The Aspergillus genus typically causes a condition known as Allergic Bronchopulmonary Aspergillosis (ABPA) in approximately 90% of cases, followed by sinusitis (5.0%), and Invasive Aspergillosis (2.0%). Infections of endoprosthetics account for a small portion of the 1% classified under the “Other” category [8] (Figure 6).

A. clavatus is a relatively rare pathogenic species, less often isolated from environmental samples compared to other Aspergillus species [7]. Risk factors associated with A. clavatus infection are not well defined but may include immunosuppression, prior fungal infections, and exposure to environmental sources of the fungus [7]. The majority of the literature describes A. clavatus as a source of mycotoxins in foodstuffs, feed-related toxicity in animals, the causative agent in “malt worker’s lung”, and individual cases of infections: dystrophic onychomycosis, endocarditis, and otomycosis [9,10,11,12,13].

Prosthetic joint infections are most commonly caused by Gram-positive bacteria (79.2% of cases) with the most common including coagulase-negative staphylococci (48.56%), Staphylococcus aureus (12.78%), and Enterococcus faecalis (7.03%), followed by Gram-negative bacteria at 11.1%, anaerobic Gram-positive bacteria at 6.2%, fungi at 2.2%, and others at 1.3% [8] (Figure 7).

As a result of the pathogens that are typically found to cause PJIs, antibiotic spacers containing vancomycin and gentamicin are a mainstay in the treatment of PJIs. However, since fungal etiologies of PJIs are so rare, the standard treatment does not include the addition of antimycotic agents.

Diagnostic criteria for fungal PJI include the presence of fungal elements in histological specimens, positive fungal cultures, and radiographic findings consistent with a PJI. The diagnosis combines the aforementioned findings, along with the clinical presentation. Treatment typically involves antifungal therapy, surgical debridement, and the removal of implanted components.

According to Riaz et al. [14], certain risk factors increase the likelihood of developing a fungal PJI. Antimicrobial therapy can be received within the 3 months preceding a PJI (3.4-fold risk increase) including having a wound debridement accompanied with prolonged broad-spectrum antibiotic treatment lasting more than 5 days (7.4-fold risk increase).

5. Conclusions

The demand for endoprosthetics drives a large part of the medical device industry and has contributed to it a whopping USD 33.5 billion in 2022. This amount is only expected to increase in the coming years as a result of our aging population and a push towards a higher amount of quality-adjusted life years [15]. Most prosthetic infections are of a bacterial etiology, but a fungal etiology should not be dismissed. In this case, a rare fungal etiology (A. clavatus) was found to be the causative agent of a PJI.
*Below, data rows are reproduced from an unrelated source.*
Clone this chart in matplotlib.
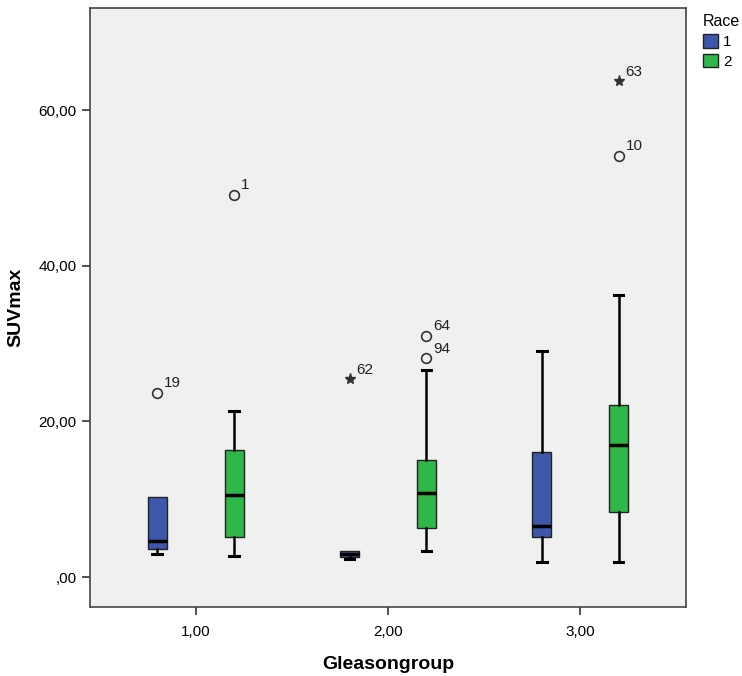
import numpy as np
import matplotlib.pyplot as plt

plt.rcParams['font.family'] = ['Liberation Sans', 'DejaVu Sans']

# box statistics (Gleasongroup 1..3, Race 1/2)
groups = [1.0, 2.0, 3.0]
group_labels = ['1,00', '2,00', '3,00']
races = ['1', '2']

whislo = {'1': [2.95, 2.3, 1.97], '2': [2.7, 3.4, 1.97]}
q1 = {'1': [3.64, 2.6, 5.1], '2': [5.1, 6.3, 8.3]}
med = {'1': [4.67, 3.0, 6.5], '2': [10.5, 10.8, 16.9]}
q3 = {'1': [10.3, 3.3, 16.1], '2': [16.3, 15.0, 22.1]}
whishi = {'1': [10.3, 3.3, 29.1], '2': [21.3, 26.6, 36.2]}

# outliers: (group, race, value, case label, kind)
outliers = [
    (1.0, '1', 23.7, '19', 'o'),
    (1.0, '2', 49.1, '1', 'o'),
    (2.0, '1', 25.4, '62', '*'),
    (2.0, '2', 31.0, '64', 'o'),
    (2.0, '2', 28.1, '94', 'o'),
    (3.0, '2', 63.7, '63', '*'),
    (3.0, '2', 54.1, '10', 'o'),
]

colors = {'1': '#3d57ab', '2': '#2fb849'}
offset = {'1': -0.2, '2': 0.2}

fig = plt.figure(figsize=(7.42, 6.76), dpi=100)
ax = fig.add_axes([0.1213, 0.102, 0.8032, 0.886])
ax.set_facecolor('#f0f0f0')

for r in races:
    stats = []
    for i in range(len(groups)):
        stats.append(dict(whislo=whislo[r][i], q1=q1[r][i], med=med[r][i],
                          q3=q3[r][i], whishi=whishi[r][i], fliers=[]))
    pos = [g + offset[r] for g in groups]
    bp = ax.bxp(stats, positions=pos, widths=0.1, patch_artist=True, showfliers=False,
                boxprops=dict(facecolor=colors[r], edgecolor='#222222', linewidth=1.0),
                medianprops=dict(color='black', linewidth=2.5),
                whiskerprops=dict(color='black', linewidth=1.8),
                capprops=dict(color='black', linewidth=2.2),
                capwidths=0.05, manage_ticks=False)
    # no cap where the whisker has zero length
    for i in range(len(groups)):
        if whishi[r][i] == q3[r][i]:
            bp['caps'][2 * i + 1].set_visible(False)

for g, r, v, lab, kind in outliers:
    x = g + offset[r]
    if kind == 'o':
        ax.plot(x, v, 'o', ms=7, mfc='none', mec='#333333', mew=1.2)
    else:
        ax.plot(x, v, '*', ms=8, color='#333333')
    ax.annotate(lab, (x, v), xytext=(5, 4), textcoords='offset points',
                fontsize=11, color='#222222')

ax.set_xlim(0.45, 3.55)
ax.set_ylim(-3.86, 73.1)
ax.set_xticks(groups)
ax.set_xticklabels(group_labels, fontsize=11)
ax.set_yticks([0, 20, 40, 60])
ax.set_yticklabels([',00', '20,00', '40,00', '60,00'], fontsize=11)
ax.tick_params(direction='out', length=6, width=1.2, color='#333333')
ax.tick_params(axis='x', pad=7)
for s in ax.spines.values():
    s.set_color('#444444')
    s.set_linewidth(1.2)

ax.set_xlabel('Gleasongroup', fontsize=14, fontweight='bold', labelpad=12)
ax.set_ylabel('SUVmax', fontsize=14, fontweight='bold', labelpad=10)

# legend outside on the right
handles = [plt.Rectangle((0, 0), 1, 1, facecolor=colors[r], edgecolor='#222222') for r in races]
leg = fig.legend(handles, races, title='Race', loc='upper left',
                 bbox_to_anchor=(0.937, 0.99), frameon=False, fontsize=11,
                 title_fontsize=11.5, handlelength=1.0, handleheight=1.0,
                 handletextpad=0.3, borderpad=0.0, labelspacing=0.3,
                 alignment='left')

fig.savefig('out.png', dpi=100)
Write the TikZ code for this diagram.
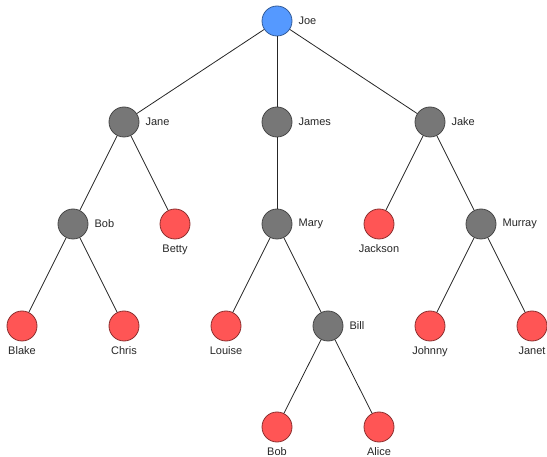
\documentclass[tikz,border=0pt]{standalone}
\usepackage{fontspec}
\setmainfont{Liberation Sans}
\begin{document}
\begin{tikzpicture}[x=1pt,y=-1pt,
  person/.style={circle,minimum size=30pt,inner sep=0pt,line width=0.8pt},
  root/.style={person,fill=rootblue,draw=rootblue!60!black},
  inner/.style={person,fill=innergray,draw=innergray!60!black},
  leaf/.style={person,fill=leafred,draw=leafred!55!black},
  tag/.style={font=\fontsize{11}{13}\selectfont,inner sep=0pt,text=black!85},
  edge/.style={line width=0.8pt,black!85}]
\definecolor{rootblue}{HTML}{5599FF}
\definecolor{innergray}{HTML}{777777}
\definecolor{leafred}{HTML}{FF5555}
\useasboundingbox (0,0) rectangle (547,457);

% generation 0
\node[root] (joe) at (277,21) {};
% generation 1
\node[inner] (jane) at (124,122) {};
\node[inner] (james) at (277,122) {};
\node[inner] (jake) at (430,122) {};
% generation 2
\node[inner] (bob) at (73,224) {};
\node[leaf] (betty) at (175,224) {};
\node[inner] (mary) at (277,224) {};
\node[leaf] (jackson) at (379,224) {};
\node[inner] (murray) at (481,224) {};
% generation 3
\node[leaf] (blake) at (22,326) {};
\node[leaf] (chris) at (124,326) {};
\node[leaf] (louise) at (226,326) {};
\node[inner] (bill) at (328,326) {};
\node[leaf] (johnny) at (430,326) {};
\node[leaf] (janet) at (532,326) {};
% generation 4
\node[leaf] (bobjr) at (277,427) {};
\node[leaf] (alice) at (379,427) {};

% edges
\foreach \a/\b in {joe/jane,joe/james,joe/jake,
                   jane/bob,jane/betty,james/mary,jake/jackson,jake/murray,
                   bob/blake,bob/chris,mary/louise,mary/bill,
                   murray/johnny,murray/janet,bill/bobjr,bill/alice}
  \draw[edge] (\a) -- (\b);

% labels to the right of parents
\foreach \n/\t in {joe/Joe,jane/Jane,james/James,jake/Jake,bob/Bob,mary/Mary,murray/Murray,bill/Bill}
  \node[tag,anchor=west] (\n-l) at ([xshift=6pt]\n.east) {\t};
% labels below leaves
\foreach \n/\t in {betty/Betty,jackson/Jackson,blake/Blake,chris/Chris,louise/Louise,johnny/Johnny,janet/Janet,bobjr/Bob,alice/Alice}
  \node[tag,anchor=north] (\n-l) at ([yshift=-5pt]\n.south) {\t};
\end{tikzpicture}
\end{document}
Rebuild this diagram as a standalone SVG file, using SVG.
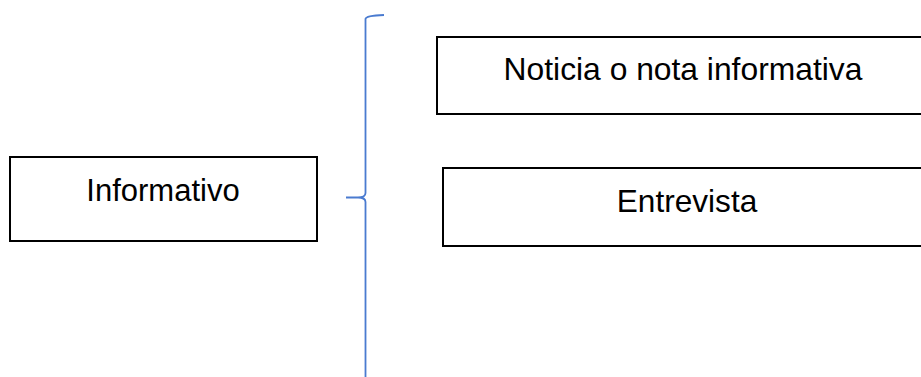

Although A. clavatus is distributed worldwide, with particularly high concentrations in tropical and subtropical soils, and is regularly inhaled and cleared by immunocompetent patients, the fact that this endoprosthetic loosening had such copious growth of a fungus that commonly causes pulmonary infections requires attention and warrants a retrospective analysis of the diagnostic and treatment methods.

Mycological testing should be a mainstay when diagnosing patients with septic loosening of an endoprosthesis since empiric treatment does not cover fungal etiologies. An increase in vigilance and testing could lead to a reduction in the amount of missed fungal PJIs.